Tendo em conta que se trataria de um disco de 12 temas, decidimos conciliar o registo instrumental com algumas vozes fadistas de gerações diferentes, mas que têm como denominador comum a paixão pelo fado.
Neste projeto, tentámos conjugar a utilização de fados tradicionais com fados canção/musicados e marchas populares, para que existam experiências diferentes e interessantes dentro do próprio disco.
Neste processo tive o apoio do meu amigo Gustavo, que é o diretor musical do projeto, bem como do Pedro Guimarães, como produtor.
Colaborações e cumplicidades musicais
Tiveste também vários convidados nele. A escolha foi ponderada? Houve algum artista que gostasses que estivesse no disco e não esteja?

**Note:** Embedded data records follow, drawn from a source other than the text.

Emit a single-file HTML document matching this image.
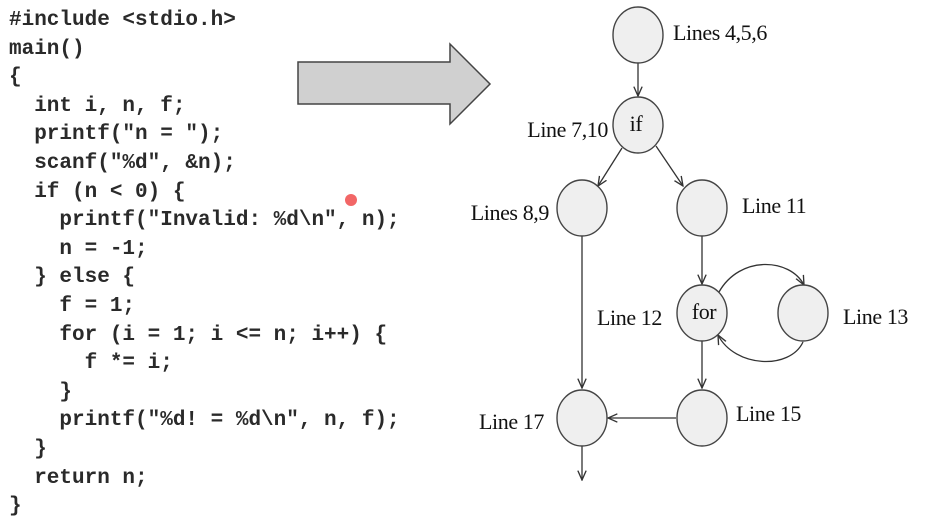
<!DOCTYPE html>
<html><head><meta charset="utf-8"><style>
html,body{margin:0;padding:0;background:#fff;width:940px;height:527px;overflow:hidden}
.code{position:absolute;left:9px;top:7px;font-family:"Liberation Mono",monospace;font-size:21px;font-weight:bold;color:#2a2a2a;line-height:28.6px;white-space:pre;margin:0}
svg{position:absolute;left:0;top:0}
.lbl{font-family:"Liberation Serif",serif;font-size:22px;fill:#111;letter-spacing:-0.4px}
</style></head><body>
<pre class="code">#include &lt;stdio.h&gt;
main()
{
  int i, n, f;
  printf("n = ");
  scanf("%d", &amp;n);
  if (n &lt; 0) {
    printf("Invalid: %d\n", n);
    n = -1;
  } else {
    f = 1;
    for (i = 1; i &lt;= n; i++) {
      f *= i;
    }
    printf("%d! = %d\n", n, f);
  }
  return n;
}</pre>
<svg width="940" height="527">
<defs><marker id="ah" viewBox="0 0 10 10" refX="9" refY="5" markerWidth="8" markerHeight="8" orient="auto"><path d="M0,1 L9,5 L0,9" fill="none" stroke="#333" stroke-width="1.3"/></marker></defs>
<polygon points="298,62 450,62 450,44 490,84 450,124 450,104 298,104" fill="#d0d0d0" stroke="#444" stroke-width="1.5"/>
<circle cx="351" cy="200" r="6" fill="#e33" opacity="0.75"/>
<g stroke="#333" stroke-width="1.3" fill="none">
<line x1="638" y1="63" x2="638" y2="96" marker-end="url(#ah)"/>
<line x1="622" y1="148" x2="598" y2="186" marker-end="url(#ah)"/>
<line x1="656" y1="146" x2="683" y2="186" marker-end="url(#ah)"/>
<line x1="582" y1="236" x2="582" y2="388" marker-end="url(#ah)"/>
<line x1="702" y1="236" x2="702" y2="284" marker-end="url(#ah)"/>
<line x1="702" y1="341" x2="702" y2="388" marker-end="url(#ah)"/>
<line x1="676" y1="418" x2="608" y2="418" marker-end="url(#ah)"/>
<line x1="582" y1="446" x2="582" y2="480" marker-end="url(#ah)"/>
<path d="M719,292 C740,255 790,258 804,285" marker-end="url(#ah)"/>
<path d="M803,342 C790,370 735,368 718,335" marker-end="url(#ah)"/>
</g>
<g fill="#efefef" stroke="#444" stroke-width="1.4">
<ellipse cx="638" cy="35" rx="25" ry="28"/>
<ellipse cx="638" cy="125" rx="25" ry="28"/>
<ellipse cx="582" cy="208" rx="25" ry="28"/>
<ellipse cx="702" cy="208" rx="25" ry="28"/>
<ellipse cx="702" cy="313" rx="25" ry="28"/>
<ellipse cx="803" cy="313" rx="25" ry="28"/>
<ellipse cx="702" cy="418" rx="25" ry="28"/>
<ellipse cx="582" cy="418" rx="25" ry="28"/>
</g>
<text class="lbl" x="673" y="40">Lines 4,5,6</text>
<text class="lbl" x="608" y="137" text-anchor="end">Line 7,10</text>
<text class="lbl" x="636" y="131" text-anchor="middle">if</text>
<text class="lbl" x="549" y="220" text-anchor="end">Lines 8,9</text>
<text class="lbl" x="742" y="213">Line 11</text>
<text class="lbl" x="662" y="325" text-anchor="end">Line 12</text>
<text class="lbl" x="704" y="319" text-anchor="middle">for</text>
<text class="lbl" x="843" y="324">Line 13</text>
<text class="lbl" x="736" y="421">Line 15</text>
<text class="lbl" x="544" y="429" text-anchor="end">Line 17</text>
</svg>
</body></html>
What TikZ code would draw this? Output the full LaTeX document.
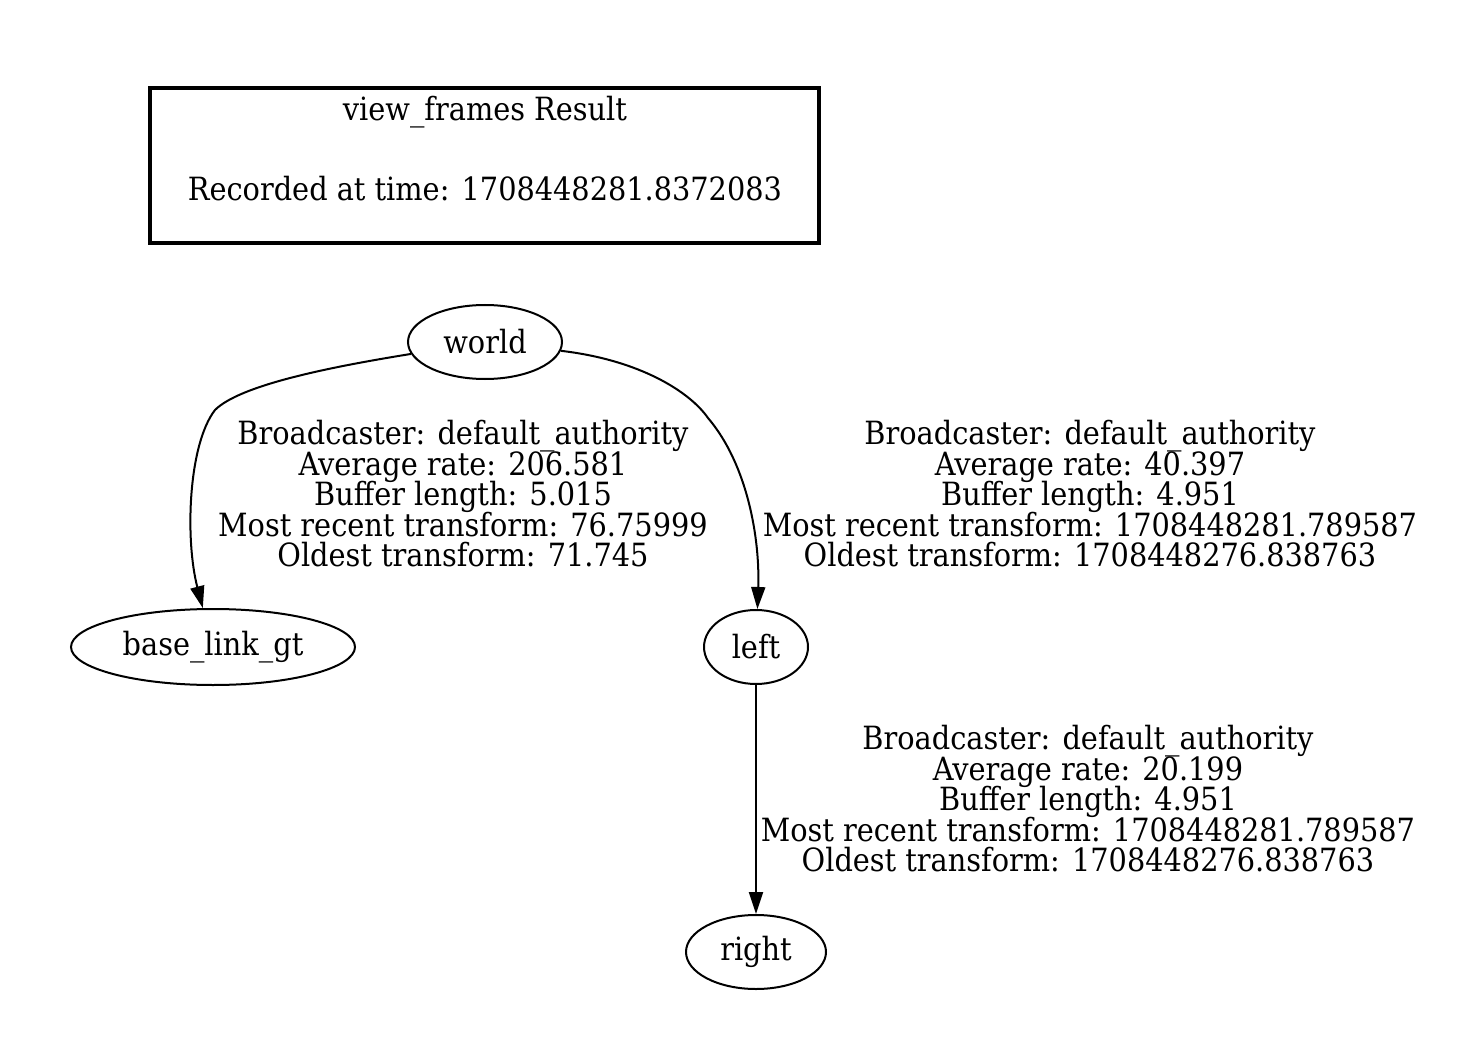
\documentclass[tikz,border=0pt]{standalone}
\usepackage{fontspec}
\setmainfont{DejaVu Serif Condensed}
\usetikzlibrary{shapes.geometric,arrows.meta}
\newcommand\mylblfont{\fontsize{16}{15.25}\selectfont\lineskiplimit=-100pt\relax\lineskip=0pt\relax}
\begin{document}
\begin{tikzpicture}[x=0.5pt,y=-0.5pt,
  every node/.style={font=\mylblfont},
  frame/.style={ellipse,draw,line width=1pt,inner sep=0pt},
  lbl/.style={align=center,inner sep=0pt},
  edge/.style={draw,line width=1pt,-{Triangle[length=11pt,width=7pt]}}]
\useasboundingbox (0,0) rectangle (1478,1048);
\node[draw,line width=2pt,minimum width=334.5pt,minimum height=77.5pt] (legend) at (484.5,165.5) {};
\node (t1) at (485,112) {view\_frames Result};
\node (t2) at (485,189) {Recorded at time: 1708448281.8372083};
\node[frame,minimum width=77pt,minimum height=37pt] (world) at (485,342) {world};
\node[frame,minimum width=142pt,minimum height=38pt] (base) at (213,647) {base\_link\_gt};
\node[frame,minimum width=52pt,minimum height=37pt] (left) at (756,647) {left};
\node[frame,minimum width=70pt,minimum height=37pt] (right) at (756,952) {right};
\coordinate (m1) at (215,410);
\coordinate (m2) at (708,418);
\draw[edge] (world) .. controls (330,367) and (240,385) .. (m1) .. controls (188,445) and (185,540) .. (base);
\draw[edge] (world) .. controls (640,360) and (690,392) .. (m2) .. controls (748,465) and (760,540) .. (left);
\draw[edge] (left) -- (right);
\node[lbl] (l1) at (463,494) {Broadcaster: default\_authority\\Average rate: 206.581\\Buffer length: 5.015\\Most recent transform: 76.75999\\Oldest transform: 71.745};
\node[lbl] (l2) at (1090,494) {Broadcaster: default\_authority\\Average rate: 40.397\\Buffer length: 4.951\\Most recent transform: 1708448281.789587\\Oldest transform: 1708448276.838763};
\node[lbl] (l3) at (1088,799) {Broadcaster: default\_authority\\Average rate: 20.199\\Buffer length: 4.951\\Most recent transform: 1708448281.789587\\Oldest transform: 1708448276.838763};
\end{tikzpicture}
\end{document}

KS: Sim, neste disco tivemos vários convidados instrumentistas, mas nas vozes destaco a Carolina Varela Ribeiro, o Gustavo, a Teresa Tapadas e o António Pinto Basto. Todos eles são detentores de qualidade e identidade muito próprias. São também amigos com quem tenho atuado ao vivo e por estas razões, considerei que estas vozes trariam o espírito pretendido para este projeto!
No futuro pretendo colaborar com outras vozes, quer no fado, quer em outros estilos musicais. No entanto, para este primeiro trabalho, fiquei bastante contente e grato com estes amigos que aceitaram participar.

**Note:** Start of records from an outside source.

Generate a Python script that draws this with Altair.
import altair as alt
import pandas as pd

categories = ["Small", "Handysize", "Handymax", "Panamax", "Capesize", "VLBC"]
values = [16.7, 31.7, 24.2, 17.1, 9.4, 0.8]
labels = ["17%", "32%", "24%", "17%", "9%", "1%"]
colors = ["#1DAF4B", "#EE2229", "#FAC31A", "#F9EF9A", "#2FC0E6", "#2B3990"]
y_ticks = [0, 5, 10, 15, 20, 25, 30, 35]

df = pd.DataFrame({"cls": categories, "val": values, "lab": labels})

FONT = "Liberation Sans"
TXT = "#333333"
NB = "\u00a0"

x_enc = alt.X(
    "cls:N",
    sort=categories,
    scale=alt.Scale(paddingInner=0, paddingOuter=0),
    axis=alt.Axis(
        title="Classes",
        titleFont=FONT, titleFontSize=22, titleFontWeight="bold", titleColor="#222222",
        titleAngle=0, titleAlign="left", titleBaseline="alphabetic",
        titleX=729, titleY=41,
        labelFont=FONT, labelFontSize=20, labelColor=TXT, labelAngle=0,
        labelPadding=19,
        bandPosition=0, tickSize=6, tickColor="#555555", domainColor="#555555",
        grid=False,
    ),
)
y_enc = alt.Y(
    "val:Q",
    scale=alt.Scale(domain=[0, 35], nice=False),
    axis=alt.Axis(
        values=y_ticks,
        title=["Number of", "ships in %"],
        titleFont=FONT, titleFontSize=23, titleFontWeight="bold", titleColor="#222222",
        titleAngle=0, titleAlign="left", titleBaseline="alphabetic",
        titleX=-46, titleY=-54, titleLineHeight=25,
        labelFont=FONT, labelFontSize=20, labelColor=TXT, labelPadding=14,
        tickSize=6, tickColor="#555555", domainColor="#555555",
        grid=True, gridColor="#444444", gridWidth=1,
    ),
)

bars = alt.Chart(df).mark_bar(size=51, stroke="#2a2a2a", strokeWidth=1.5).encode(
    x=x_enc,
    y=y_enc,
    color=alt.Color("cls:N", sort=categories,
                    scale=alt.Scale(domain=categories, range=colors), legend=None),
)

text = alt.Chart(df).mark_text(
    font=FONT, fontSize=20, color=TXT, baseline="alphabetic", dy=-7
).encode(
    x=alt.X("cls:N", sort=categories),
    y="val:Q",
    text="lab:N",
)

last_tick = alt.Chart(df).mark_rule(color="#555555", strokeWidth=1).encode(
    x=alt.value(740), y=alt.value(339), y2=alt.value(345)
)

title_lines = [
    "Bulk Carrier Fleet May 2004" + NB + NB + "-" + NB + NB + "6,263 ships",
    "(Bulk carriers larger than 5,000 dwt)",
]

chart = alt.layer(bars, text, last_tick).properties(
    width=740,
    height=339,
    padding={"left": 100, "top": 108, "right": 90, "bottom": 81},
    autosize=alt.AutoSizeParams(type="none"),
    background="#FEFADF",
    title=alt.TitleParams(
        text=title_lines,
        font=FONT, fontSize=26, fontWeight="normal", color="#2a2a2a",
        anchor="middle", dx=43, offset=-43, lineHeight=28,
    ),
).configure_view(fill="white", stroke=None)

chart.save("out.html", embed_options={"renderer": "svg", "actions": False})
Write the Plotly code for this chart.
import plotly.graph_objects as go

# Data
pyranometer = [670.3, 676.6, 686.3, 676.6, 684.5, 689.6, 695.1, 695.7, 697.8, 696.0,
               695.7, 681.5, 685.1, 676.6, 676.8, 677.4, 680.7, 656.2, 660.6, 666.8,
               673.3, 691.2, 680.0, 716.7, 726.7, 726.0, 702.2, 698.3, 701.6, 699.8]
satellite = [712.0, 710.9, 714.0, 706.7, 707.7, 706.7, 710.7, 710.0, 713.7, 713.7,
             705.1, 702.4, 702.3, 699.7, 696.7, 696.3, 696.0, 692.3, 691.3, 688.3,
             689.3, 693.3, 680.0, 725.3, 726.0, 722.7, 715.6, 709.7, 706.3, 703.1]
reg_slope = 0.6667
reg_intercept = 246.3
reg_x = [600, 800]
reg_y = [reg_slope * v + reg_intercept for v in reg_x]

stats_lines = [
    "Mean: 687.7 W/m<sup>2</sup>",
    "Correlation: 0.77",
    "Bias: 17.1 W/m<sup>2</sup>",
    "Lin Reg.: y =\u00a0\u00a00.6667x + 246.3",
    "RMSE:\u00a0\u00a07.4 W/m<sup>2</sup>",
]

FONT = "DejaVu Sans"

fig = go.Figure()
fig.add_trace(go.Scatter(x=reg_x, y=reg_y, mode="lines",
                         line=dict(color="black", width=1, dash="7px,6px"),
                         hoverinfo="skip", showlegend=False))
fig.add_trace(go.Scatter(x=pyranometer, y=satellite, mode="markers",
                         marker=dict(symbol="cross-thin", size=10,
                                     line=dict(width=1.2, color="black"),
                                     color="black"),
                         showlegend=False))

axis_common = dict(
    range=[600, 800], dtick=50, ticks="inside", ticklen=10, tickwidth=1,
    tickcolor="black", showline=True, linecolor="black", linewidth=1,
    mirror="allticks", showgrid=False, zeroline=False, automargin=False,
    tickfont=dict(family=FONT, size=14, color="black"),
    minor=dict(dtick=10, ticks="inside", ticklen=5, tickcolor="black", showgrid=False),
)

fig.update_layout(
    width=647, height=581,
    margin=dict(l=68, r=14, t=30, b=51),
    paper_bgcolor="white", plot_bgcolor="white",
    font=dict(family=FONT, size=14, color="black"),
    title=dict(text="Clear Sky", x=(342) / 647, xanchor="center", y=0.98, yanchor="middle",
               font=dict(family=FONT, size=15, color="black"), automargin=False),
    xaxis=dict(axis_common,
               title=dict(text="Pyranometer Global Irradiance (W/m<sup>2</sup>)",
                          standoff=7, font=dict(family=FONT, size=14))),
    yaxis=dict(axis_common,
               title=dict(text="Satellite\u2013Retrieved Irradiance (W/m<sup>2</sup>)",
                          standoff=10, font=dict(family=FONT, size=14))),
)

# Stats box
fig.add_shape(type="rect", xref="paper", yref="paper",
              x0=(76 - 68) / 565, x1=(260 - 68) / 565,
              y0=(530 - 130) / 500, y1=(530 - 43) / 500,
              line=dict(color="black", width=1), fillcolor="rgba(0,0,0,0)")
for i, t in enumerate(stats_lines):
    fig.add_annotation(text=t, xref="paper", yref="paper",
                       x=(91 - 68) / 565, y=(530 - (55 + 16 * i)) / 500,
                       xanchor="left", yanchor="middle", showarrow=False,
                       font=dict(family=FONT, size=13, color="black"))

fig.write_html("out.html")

Um concerto abençoado no Caixa Alfama
No final de Setembro, atuaste no festival Caixa Alfama. O concerto inicialmente seria no rooftop do Terminal de Cruzeiros, mas devido ao mau tempo foi na Igreja de Santo Estêvão. Foi um concerto abençoado?
KS: Diria que sim! O agravamento das condições meteorológicas poderia ter comprometido o espetáculo e confesso que as horas anteriores foram desafiantes. No entanto, a mudança para a Igreja de Santo Estevão tornou este concerto ainda mais especial, tendo em conta a simbologia inerente ao local.
Assim sendo, foi um concerto abençoado e só tenho a agradecer a todos os envolvidos, que transformaram este desafio (externo e inesperado) numa oportunidade.
A reação do público e o crescimento do projeto
Como sentiste a reação do público ao trabalho que apresentaste?
KS: Até ao momento tenho sentido um grande apoio, apreço e curiosidade, por parte do público em geral. Devo salientar que os eventos de “Em Casa d’Amália”, na Golegã, e o “Caixa Alfama” fizeram chegar este projeto a muitas pessoas que não me conheciam. Nesse sentido, esta tem sido uma viagem muito gratificante, apesar de ainda estar no seu início.
O saxofone e o carinho do público
O saxofone não é o instrumento mais “comercial” em Portugal. O público tem-te mostrado curiosidade em saber mais sobre ele? Alguma pergunta mais divertida que já te tenham feito?
KS: Apesar de não ser o instrumento mais “comercial”, sinto que as pessoas gostam muito do som do saxofone, nem que seja num registo mais de sunset cocktail ou jazz. No fado tem existido alguma surpresa e também curiosidade em ouvir mais. Algumas pessoas já conheciam o trabalho de Rão Kyao e de outros saxofonistas, contudo há quem nunca tivesse ouvido o saxofone neste registo.
Não destacaria nenhuma “pergunta divertida”, mas acho imensa graça quando, nos concertos ao vivo, as pessoas se empolgam e me dizem algumas palavras carinhosas (que não deixam de ser engraçadas), tais como “o rapaz do saxofone”, ou quando se referem ao saxofone como “trompete”, “gaita”, “pífaro” ou até “o apito”.[sorri]
Onde comprar o disco “Sopros e Guitarradas”
Onde podem as pessoas comprar o teu disco?
KS: podem comprar online, nas lojas FNAC ou diretamente comigo.
Agenda e próximos concertos
Por fim, como está a agenda de espectáculos e quais pretendes destacar?
KS: Após a apresentação no Caixa Alfama, teremos em breve um espetáculo em Ermidas do Sado, a 24 de outubro. Temos também tido a oportunidade de apresentar o trabalho em várias FNACs, na zona de Lisboa.
A última atuação ocorrerá na FNAC Almada, no dia 29 de Novembro, pelas 17h. Paralelamente, já estamos a planear vários concertos e apresentações para o final do ano e, também, para 2026.
Convido todos a estarem atentos e a seguir estes “Sopros e Guitarradas” nas redes sociais e nas plataformas digitais, para que estejam a par das novidades!
Uma nova voz no fado contemporâneo
Com “Sopros e Guitarradas”, Kajo Soares mostra que a música portuguesa ainda tem espaço para inovação, emoção e autenticidade.
O saxofone encontra a guitarra portuguesa, e o fado ganha uma nova respiração — feita de tradição, improviso e alma.